Educated in the early days of Indian independence and guided by the tenets of European modernism, Vasudeo Santu Gaitonde is much more than the sum of his influences. But even were he not, what influences they are--Zen Buddhism, Japanese calligraphy, Abstract Expressionism, Paul Klee. These interests and inspirations found their synthesis in the austere yet affirmative abstractions that Gaitonde created from the late 1950s almost until his death in 2001, and that form the core of V.S. Gaitonde: Painting as Process, Painting as Life. As staged by the Guggenheim Museum and curated by Sandhini Poddar, the exhibition envelopes you in Gaitonde's art. His paintings aren't easy to talk about--considering their subtleties of depth and texture, and considering the thorough absence of titles. Yet once seen, his output is impossible not to remember.

The forty-five canvases and works on paper in Painting as Process, Painting as Life reveal Gaitonde taking rudimentary shapes and monochrome color schemes places that they logically shouldn't go. His work is always concentrated, and often transcendant. The Guggenheim brushes right past Gaitonde's precious, Klee-inflected output of the early to mid 1950s, a choice that turns out for the best; he has Klee's quirkiness but none of Klee's fun or feeling here, and seems in any case to be straining for something more grandiose. Gaitonde reached that something by deploying rollers, palette knives, and earth-tone paints, while continuing to enlist jittery outlines and simple shapes. (Some of his abstractions from the 1970s feature small circles of golden yellow and phantom black, each one posed to underscore the total symmetry and regularity of each composition.) Occasionally billed as an "Indian Mark Rothko," Gaitonde may be closer to an artist like Clyfford Still or Barnett Newman; like these two, he knew how to take an expanse of color, create a few small yet consequential ruptures, and end up with a new, more intriguing unity.

For his part, Gaitonde lived in ultimate simplicity, shunned publicity, and only produced a handful of works each year. He existed, in other words, under the same conditions chosen by plenty of painfully minor artists with delusions of "integrity" and "inspiration"--and that is part of what makes his escape from minor status so amazing. He was never better than when he worked in hard reds and dying greens, color choices that resulted in canvases at once layered, impersonal, and lyrical. Any painter would do well to add Gaitonde to his or her list of influences.

Chris Ofili: Night and Day at the New Museum (Until January 25)

Chris Ofili is a blindingly smart colorist and a ferociously adept sculptor--nervy, cosmopolitan, and unafraid of challenging his viewers. These positive attributes need a little emphasizing, since he is perhaps most widely known for an idiotic controversy inspired by one of his least impressive works. (On your own time, search "Ofili," "Rudy Giuliani," and "elephant dung," and let's keep going with this review.) Fortunately, Chris Ofili: Night and Day at the New Museum succeeds in putting such nonsense out of mind. There is simply too much else to think about in this mid-career survey of all things Ofili. At 49, the London-born and Trinidad-based artist has accumulated all the awards and all the recognition he will ever need, yet his paintings--like those of J.M.W. Turner, whom Ofili can match in formal viciousness and coloristic daring--seem perpetually unwilling to settle.
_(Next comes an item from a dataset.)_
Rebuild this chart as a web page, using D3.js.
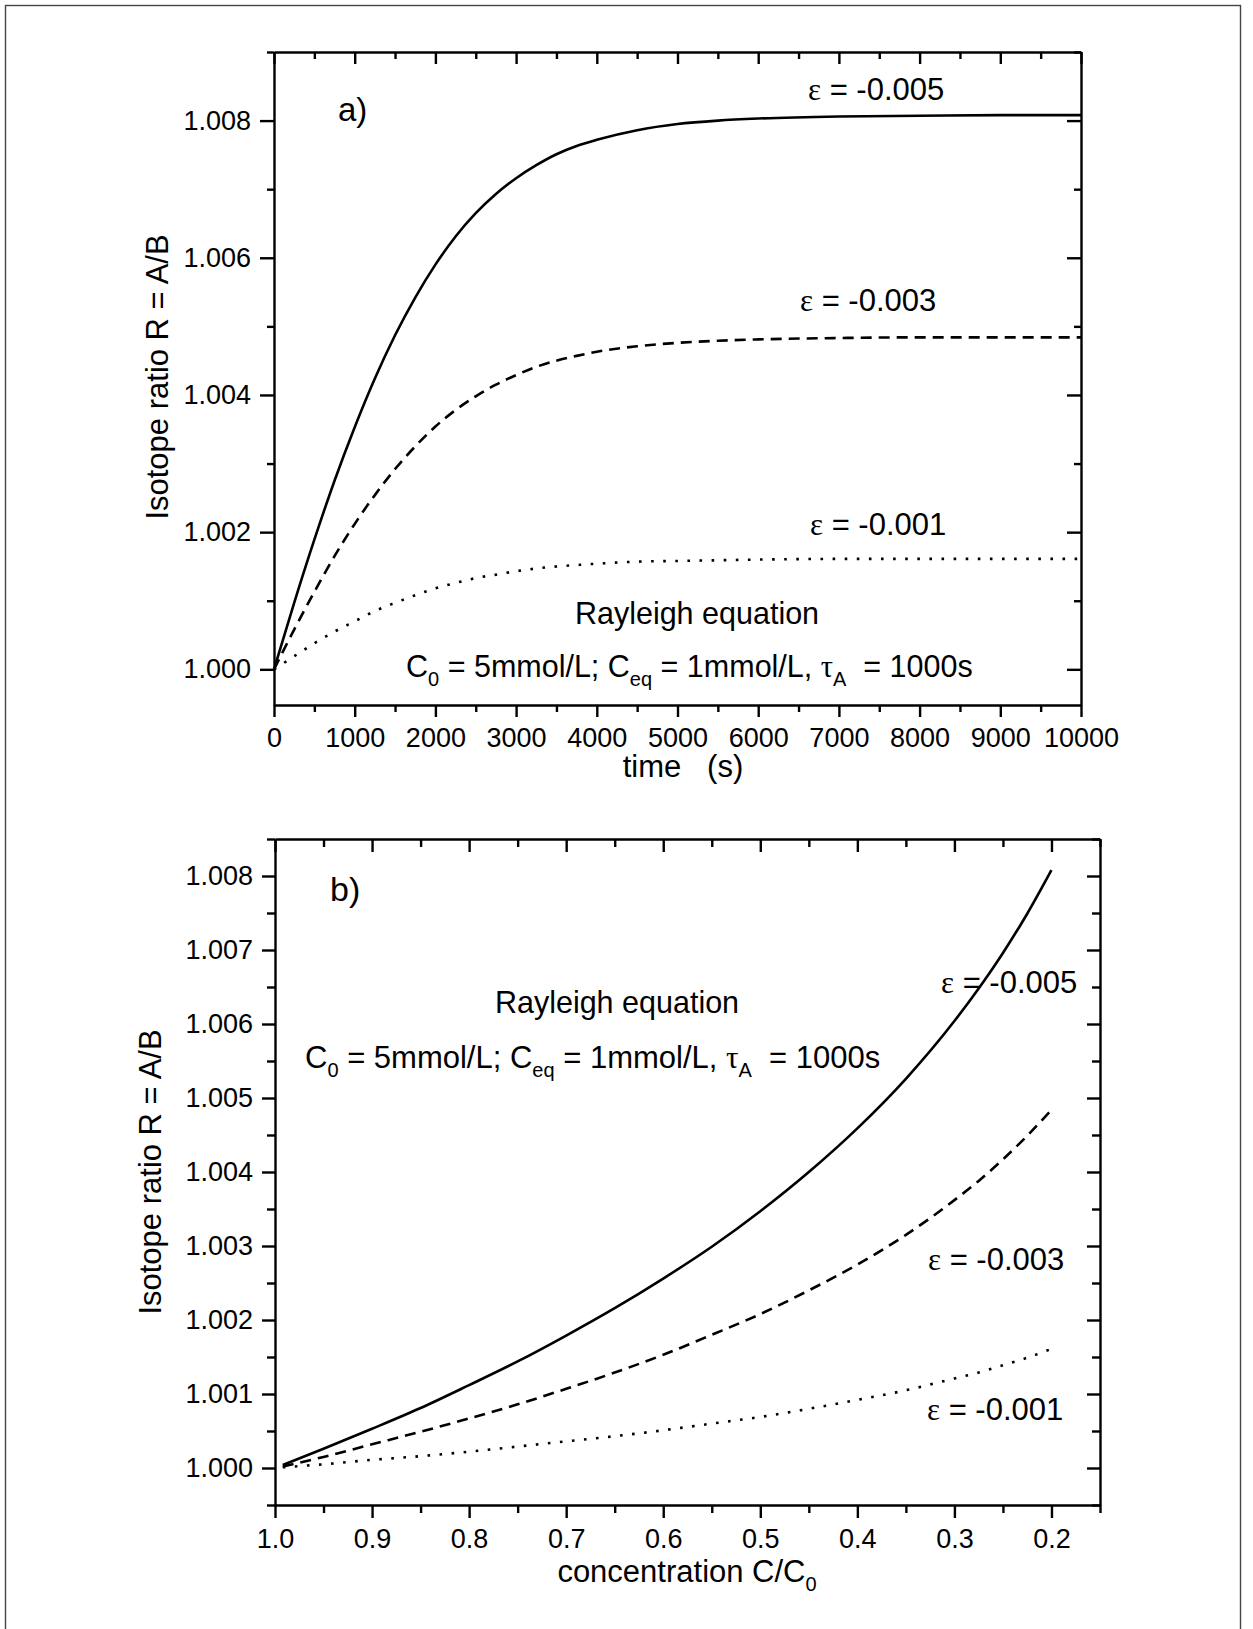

It would be ridiculous to pretend that Night and Day is an easy pleasure of an exhibition. It doesn't operate on such terms. Too frequently, Ofili reaches for loaded allusions--Greek mythology, Renaissance painting, the Pan-African flag--that don't add enough meaning or any meaning to his canvases. By the fourth or fifth such gambit, his efforts can really start to grate. There is also a "this is outstanding, but it's giving me a headache" effect that you should be warned against--an effect that reaches its zenith in Ofili's luscious, violent Blue Rider paintings, executed in barely-separable shades of blue that I couldn't tear myself away from and that I never want to see again. Yet within the three floors of paintings, sculptures, and objects that the New Museum has assembled, there are moments of such fearsome harmony that all reservations slide away--the abstract Afro Margin drawings, with their clusters upon clusters of scalloped curves; the painting Ovid-Desire, with its gaudy, troubled pastel pinks and teals; the brown metal Saint Sebastian, which roars past the usual allusions to become an embodiment of rusty, contorted, spike-covered torment. No artist can stay young and controversial forever, but even an artist of Ofili's visibility can, and I hope will, stay exciting.